_Set exercise_: Copy down every line where the string "this" shows up.
>> Begin Exercise material
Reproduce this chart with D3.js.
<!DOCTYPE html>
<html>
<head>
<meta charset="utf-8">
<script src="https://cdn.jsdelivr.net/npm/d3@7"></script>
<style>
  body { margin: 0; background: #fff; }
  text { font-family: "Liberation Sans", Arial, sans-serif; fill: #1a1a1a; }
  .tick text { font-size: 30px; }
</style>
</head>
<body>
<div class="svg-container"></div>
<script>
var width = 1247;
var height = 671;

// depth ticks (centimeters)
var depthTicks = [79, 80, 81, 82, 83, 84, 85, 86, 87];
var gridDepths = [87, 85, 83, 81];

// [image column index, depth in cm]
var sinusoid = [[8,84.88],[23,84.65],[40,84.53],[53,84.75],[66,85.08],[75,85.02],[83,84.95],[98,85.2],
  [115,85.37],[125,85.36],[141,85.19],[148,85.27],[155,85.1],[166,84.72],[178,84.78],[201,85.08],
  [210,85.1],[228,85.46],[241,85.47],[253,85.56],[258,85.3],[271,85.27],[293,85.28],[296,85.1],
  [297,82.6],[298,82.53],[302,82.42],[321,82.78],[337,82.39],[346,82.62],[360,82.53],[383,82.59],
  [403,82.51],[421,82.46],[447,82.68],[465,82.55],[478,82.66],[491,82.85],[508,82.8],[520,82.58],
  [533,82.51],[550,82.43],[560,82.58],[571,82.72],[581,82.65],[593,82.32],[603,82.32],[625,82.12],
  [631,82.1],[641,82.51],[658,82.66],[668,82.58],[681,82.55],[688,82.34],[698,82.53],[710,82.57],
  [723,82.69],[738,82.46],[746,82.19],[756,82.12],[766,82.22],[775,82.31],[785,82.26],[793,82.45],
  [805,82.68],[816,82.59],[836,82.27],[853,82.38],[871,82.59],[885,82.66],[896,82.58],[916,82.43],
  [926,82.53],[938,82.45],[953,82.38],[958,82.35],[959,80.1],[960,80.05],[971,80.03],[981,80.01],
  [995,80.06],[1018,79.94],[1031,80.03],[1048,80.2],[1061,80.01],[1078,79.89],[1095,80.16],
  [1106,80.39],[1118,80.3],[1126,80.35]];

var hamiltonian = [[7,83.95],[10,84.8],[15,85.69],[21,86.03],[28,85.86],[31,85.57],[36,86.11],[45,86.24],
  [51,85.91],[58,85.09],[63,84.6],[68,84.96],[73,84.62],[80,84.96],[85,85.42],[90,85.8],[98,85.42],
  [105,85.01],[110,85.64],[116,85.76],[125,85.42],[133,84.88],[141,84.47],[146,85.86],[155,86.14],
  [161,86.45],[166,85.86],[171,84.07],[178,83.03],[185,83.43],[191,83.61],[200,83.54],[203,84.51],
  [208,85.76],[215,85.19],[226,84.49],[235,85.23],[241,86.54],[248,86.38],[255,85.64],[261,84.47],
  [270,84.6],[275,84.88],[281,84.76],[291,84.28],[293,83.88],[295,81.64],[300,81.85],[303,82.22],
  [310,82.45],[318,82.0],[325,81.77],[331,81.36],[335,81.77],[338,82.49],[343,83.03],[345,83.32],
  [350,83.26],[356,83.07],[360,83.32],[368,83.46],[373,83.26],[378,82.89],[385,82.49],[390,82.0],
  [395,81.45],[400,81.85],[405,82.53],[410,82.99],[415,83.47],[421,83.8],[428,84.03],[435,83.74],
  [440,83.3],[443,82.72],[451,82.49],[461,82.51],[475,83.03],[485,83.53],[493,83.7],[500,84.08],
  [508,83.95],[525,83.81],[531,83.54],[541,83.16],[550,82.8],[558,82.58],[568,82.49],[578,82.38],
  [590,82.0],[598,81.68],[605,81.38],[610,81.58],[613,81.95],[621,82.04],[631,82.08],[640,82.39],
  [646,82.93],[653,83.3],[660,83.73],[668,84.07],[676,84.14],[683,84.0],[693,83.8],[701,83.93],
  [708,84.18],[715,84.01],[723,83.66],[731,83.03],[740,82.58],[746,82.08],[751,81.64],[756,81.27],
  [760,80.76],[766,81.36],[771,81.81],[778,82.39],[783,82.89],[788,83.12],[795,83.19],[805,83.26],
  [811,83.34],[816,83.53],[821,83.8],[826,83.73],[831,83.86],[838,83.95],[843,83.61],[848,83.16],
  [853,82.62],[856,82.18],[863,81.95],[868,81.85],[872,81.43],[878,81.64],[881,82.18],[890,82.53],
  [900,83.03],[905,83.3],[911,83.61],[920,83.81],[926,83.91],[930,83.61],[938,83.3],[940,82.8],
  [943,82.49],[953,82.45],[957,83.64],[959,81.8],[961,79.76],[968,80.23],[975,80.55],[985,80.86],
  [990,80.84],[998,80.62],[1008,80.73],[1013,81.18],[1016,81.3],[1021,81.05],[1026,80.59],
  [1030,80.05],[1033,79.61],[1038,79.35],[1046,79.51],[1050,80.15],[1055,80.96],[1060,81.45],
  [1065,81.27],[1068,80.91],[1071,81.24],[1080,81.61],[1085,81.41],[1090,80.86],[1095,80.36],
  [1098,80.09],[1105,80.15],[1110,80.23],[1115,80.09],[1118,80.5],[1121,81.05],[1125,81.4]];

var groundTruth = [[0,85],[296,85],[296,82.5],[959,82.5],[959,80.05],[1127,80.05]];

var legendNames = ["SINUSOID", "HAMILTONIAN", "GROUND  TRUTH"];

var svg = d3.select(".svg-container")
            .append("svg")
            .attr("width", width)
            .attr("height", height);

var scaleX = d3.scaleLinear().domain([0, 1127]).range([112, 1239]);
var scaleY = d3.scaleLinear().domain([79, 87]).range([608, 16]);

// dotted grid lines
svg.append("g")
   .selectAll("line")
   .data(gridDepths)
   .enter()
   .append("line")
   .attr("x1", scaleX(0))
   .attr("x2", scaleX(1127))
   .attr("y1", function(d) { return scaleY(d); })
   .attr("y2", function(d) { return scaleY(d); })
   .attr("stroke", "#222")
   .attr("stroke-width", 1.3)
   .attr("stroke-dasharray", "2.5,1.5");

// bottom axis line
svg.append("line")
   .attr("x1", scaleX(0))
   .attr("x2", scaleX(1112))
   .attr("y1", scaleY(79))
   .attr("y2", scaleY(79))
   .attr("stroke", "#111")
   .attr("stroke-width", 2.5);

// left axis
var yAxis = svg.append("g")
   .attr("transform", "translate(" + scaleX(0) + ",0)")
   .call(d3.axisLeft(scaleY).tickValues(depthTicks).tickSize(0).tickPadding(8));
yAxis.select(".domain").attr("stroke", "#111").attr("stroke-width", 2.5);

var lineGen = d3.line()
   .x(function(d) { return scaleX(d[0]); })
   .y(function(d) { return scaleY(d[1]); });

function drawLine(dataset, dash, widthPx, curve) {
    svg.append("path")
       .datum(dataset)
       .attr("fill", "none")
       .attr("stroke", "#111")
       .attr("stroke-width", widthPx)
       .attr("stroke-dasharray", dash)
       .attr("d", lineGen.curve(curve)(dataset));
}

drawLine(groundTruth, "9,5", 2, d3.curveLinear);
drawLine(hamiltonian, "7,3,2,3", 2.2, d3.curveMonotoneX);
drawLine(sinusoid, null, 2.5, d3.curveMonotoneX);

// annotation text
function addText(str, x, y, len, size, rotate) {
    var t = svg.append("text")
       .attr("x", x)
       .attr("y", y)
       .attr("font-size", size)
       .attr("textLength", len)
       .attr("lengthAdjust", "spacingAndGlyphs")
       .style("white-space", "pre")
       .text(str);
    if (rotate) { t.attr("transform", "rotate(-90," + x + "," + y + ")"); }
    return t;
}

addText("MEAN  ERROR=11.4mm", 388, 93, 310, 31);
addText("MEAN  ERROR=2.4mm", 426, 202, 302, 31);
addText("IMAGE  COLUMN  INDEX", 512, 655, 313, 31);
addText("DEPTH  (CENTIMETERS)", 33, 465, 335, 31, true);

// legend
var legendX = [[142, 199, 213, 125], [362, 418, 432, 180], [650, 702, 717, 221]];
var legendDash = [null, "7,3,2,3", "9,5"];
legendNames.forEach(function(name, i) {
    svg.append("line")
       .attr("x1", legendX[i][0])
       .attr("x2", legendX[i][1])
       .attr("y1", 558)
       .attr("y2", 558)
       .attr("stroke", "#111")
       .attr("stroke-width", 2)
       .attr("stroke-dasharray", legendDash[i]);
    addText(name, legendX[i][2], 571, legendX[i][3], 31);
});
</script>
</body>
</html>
>> End Exercise material
>> Begin Exercise material
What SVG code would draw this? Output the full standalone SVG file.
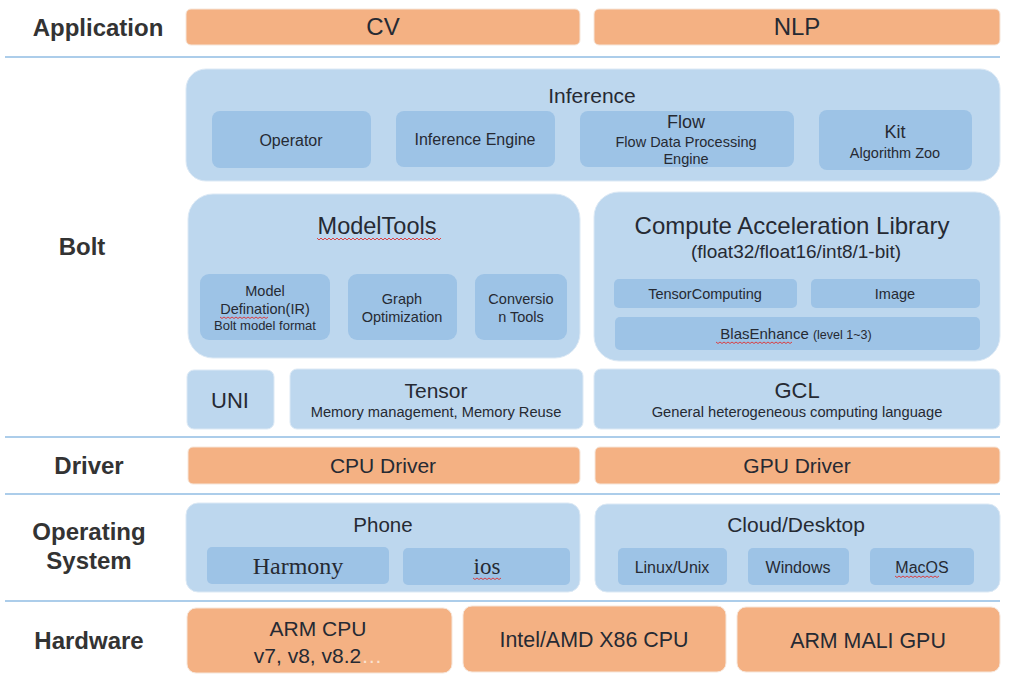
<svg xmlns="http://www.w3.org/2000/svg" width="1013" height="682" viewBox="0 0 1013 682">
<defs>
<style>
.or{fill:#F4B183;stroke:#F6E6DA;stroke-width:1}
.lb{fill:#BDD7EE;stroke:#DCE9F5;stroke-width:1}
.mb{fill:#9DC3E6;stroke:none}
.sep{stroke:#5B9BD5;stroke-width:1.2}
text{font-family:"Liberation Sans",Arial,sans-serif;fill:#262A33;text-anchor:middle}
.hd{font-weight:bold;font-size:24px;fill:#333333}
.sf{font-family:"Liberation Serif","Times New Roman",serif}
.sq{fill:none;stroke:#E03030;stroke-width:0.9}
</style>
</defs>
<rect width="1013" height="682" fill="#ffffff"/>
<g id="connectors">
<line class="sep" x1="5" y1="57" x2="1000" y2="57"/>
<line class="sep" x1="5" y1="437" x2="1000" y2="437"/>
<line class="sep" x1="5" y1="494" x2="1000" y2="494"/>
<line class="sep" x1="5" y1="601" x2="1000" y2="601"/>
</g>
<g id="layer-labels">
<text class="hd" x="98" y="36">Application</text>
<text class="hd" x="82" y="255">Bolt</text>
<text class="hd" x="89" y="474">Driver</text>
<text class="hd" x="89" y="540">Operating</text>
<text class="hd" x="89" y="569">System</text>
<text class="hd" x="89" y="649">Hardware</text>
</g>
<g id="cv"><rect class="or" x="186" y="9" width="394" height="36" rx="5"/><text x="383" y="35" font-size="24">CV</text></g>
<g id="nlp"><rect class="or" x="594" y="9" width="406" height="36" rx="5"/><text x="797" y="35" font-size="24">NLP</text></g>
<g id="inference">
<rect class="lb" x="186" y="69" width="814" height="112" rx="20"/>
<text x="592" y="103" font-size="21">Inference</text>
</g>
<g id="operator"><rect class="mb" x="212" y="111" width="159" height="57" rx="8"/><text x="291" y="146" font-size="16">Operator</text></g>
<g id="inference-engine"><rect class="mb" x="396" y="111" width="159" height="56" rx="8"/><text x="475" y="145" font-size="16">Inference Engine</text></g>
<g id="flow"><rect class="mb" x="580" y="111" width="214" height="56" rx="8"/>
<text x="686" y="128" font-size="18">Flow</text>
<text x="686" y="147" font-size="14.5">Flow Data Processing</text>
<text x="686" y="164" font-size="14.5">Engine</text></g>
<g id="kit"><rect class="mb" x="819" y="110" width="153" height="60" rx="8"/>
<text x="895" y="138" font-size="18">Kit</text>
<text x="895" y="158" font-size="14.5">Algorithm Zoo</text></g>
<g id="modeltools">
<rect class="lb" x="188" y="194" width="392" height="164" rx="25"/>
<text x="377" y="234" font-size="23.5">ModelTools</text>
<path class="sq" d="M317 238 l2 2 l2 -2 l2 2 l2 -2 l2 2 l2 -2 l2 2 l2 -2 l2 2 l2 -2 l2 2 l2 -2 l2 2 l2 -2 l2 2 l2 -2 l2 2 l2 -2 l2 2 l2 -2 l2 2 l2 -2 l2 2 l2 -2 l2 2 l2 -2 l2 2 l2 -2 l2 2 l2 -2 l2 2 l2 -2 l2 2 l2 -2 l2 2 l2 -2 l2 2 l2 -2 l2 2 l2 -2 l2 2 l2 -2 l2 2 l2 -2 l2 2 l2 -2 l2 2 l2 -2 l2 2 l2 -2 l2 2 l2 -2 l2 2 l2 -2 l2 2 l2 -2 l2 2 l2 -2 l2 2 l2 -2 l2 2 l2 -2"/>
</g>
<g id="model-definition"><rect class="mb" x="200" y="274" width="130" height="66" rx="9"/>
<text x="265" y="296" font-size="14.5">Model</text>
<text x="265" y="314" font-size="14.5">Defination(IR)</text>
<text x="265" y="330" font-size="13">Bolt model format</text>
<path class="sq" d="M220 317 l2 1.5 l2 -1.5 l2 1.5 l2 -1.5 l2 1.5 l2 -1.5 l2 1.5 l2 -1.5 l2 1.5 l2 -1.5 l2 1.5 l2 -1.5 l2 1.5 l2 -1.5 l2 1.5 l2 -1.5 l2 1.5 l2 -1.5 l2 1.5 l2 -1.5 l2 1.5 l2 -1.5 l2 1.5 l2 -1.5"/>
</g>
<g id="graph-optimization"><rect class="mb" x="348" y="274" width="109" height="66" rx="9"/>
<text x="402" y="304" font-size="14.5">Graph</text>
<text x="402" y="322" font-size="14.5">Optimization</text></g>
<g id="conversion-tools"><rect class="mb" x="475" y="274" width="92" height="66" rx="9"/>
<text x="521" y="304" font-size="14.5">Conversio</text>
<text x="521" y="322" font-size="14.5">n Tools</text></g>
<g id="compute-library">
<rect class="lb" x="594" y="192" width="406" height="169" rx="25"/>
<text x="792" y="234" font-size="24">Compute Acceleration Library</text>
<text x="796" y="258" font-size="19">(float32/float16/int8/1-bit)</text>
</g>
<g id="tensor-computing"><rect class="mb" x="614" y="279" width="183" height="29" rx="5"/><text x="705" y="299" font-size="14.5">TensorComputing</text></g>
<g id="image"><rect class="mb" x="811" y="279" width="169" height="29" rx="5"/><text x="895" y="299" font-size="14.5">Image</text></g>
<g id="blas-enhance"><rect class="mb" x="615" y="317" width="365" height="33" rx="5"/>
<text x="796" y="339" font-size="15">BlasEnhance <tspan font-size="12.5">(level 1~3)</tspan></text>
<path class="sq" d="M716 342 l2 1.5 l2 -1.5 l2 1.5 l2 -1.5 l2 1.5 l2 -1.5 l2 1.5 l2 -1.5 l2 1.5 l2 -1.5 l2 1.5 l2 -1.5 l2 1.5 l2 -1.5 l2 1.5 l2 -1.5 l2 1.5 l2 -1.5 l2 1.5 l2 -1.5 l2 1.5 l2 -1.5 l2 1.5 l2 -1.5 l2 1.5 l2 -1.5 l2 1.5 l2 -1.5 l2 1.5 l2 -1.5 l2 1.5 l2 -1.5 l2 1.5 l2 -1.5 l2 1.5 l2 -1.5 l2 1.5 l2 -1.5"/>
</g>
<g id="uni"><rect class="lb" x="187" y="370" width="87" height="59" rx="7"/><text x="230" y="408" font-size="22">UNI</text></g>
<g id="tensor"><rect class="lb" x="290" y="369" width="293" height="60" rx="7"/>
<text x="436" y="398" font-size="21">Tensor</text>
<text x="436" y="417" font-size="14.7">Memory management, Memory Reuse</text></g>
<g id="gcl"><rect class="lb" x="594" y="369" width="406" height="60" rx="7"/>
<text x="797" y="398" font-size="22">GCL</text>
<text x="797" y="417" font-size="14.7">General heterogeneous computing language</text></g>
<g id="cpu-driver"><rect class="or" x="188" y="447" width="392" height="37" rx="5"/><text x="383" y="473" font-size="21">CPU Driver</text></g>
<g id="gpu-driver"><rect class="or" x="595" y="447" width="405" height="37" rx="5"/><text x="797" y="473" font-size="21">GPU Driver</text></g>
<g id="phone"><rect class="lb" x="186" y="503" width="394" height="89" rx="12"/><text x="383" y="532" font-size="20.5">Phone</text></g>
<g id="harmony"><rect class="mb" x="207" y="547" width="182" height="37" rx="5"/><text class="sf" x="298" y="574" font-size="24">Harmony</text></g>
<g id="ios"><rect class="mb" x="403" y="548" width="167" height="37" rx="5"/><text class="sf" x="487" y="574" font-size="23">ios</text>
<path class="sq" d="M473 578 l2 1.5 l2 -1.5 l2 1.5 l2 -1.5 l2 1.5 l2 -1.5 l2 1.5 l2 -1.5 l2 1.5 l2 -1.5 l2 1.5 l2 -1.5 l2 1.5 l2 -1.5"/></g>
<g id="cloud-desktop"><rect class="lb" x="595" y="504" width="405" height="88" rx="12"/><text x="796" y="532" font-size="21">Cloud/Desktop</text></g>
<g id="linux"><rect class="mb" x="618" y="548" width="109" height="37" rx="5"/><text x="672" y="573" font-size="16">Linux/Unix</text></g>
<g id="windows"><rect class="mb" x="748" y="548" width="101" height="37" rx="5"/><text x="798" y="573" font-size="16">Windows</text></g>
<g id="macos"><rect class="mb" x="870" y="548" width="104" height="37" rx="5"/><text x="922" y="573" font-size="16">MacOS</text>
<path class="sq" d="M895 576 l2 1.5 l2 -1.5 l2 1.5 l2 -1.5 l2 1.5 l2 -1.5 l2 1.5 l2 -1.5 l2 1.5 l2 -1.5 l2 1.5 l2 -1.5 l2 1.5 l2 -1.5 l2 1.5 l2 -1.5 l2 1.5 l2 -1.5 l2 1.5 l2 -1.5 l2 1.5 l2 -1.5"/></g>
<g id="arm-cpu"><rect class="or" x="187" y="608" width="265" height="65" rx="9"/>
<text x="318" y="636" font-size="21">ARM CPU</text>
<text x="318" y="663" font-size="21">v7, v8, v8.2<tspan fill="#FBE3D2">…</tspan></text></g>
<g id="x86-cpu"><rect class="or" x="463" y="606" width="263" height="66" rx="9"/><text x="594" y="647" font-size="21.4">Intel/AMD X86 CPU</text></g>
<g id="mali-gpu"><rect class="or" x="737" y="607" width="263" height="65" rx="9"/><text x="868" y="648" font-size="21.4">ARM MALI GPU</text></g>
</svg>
>> End Exercise material
>> Begin Exercise material
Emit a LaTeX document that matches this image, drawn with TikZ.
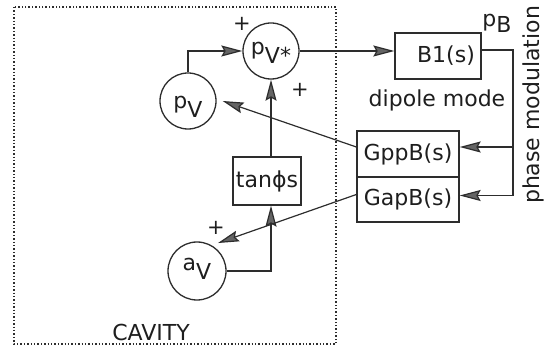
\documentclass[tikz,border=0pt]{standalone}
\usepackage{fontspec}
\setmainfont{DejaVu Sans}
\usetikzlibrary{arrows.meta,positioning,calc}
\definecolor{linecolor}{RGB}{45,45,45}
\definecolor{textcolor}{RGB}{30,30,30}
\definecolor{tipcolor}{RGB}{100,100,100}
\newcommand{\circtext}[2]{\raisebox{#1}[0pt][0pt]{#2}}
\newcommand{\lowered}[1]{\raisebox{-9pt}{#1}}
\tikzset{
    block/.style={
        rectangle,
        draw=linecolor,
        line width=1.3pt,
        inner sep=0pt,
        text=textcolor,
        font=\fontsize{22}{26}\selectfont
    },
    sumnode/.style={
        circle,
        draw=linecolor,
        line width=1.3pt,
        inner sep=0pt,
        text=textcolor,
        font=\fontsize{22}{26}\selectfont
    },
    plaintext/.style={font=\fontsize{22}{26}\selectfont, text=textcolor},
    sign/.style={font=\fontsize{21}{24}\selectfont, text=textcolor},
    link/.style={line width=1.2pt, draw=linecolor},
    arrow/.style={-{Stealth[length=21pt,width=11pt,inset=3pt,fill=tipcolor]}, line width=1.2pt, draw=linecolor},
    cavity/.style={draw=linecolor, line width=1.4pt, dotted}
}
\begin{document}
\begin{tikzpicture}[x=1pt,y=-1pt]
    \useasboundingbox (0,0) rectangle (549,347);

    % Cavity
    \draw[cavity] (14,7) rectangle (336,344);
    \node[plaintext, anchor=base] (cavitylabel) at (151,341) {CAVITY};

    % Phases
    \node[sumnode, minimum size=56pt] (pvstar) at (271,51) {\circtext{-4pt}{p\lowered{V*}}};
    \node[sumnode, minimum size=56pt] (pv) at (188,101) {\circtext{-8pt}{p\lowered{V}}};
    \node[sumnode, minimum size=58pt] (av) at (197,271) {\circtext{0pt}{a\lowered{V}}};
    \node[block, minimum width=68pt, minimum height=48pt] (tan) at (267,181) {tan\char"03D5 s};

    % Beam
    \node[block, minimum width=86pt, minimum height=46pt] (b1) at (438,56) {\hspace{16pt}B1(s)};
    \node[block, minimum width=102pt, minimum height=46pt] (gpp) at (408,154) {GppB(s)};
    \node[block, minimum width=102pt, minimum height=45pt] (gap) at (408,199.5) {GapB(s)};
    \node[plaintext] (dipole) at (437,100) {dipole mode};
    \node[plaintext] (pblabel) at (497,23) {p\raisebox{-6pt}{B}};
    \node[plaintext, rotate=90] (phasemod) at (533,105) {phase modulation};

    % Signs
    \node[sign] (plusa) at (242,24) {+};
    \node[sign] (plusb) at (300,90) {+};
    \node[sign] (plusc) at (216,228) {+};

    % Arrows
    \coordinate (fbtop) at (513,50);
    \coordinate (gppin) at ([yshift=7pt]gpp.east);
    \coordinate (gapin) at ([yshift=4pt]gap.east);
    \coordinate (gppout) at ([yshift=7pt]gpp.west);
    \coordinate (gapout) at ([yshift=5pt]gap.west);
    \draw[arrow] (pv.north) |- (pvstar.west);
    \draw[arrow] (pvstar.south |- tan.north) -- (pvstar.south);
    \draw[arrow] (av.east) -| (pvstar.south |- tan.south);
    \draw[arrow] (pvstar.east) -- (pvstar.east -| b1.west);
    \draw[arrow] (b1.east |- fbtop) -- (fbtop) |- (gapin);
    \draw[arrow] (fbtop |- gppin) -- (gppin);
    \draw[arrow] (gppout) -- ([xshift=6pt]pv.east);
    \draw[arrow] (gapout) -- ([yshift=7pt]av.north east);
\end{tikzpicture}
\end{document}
>> End Exercise material
_Task answer_:
Reproduce this chart with D3.js.
What SVG code would draw this? Output the full standalone SVG file.
Emit a LaTeX document that matches this image, drawn with TikZ.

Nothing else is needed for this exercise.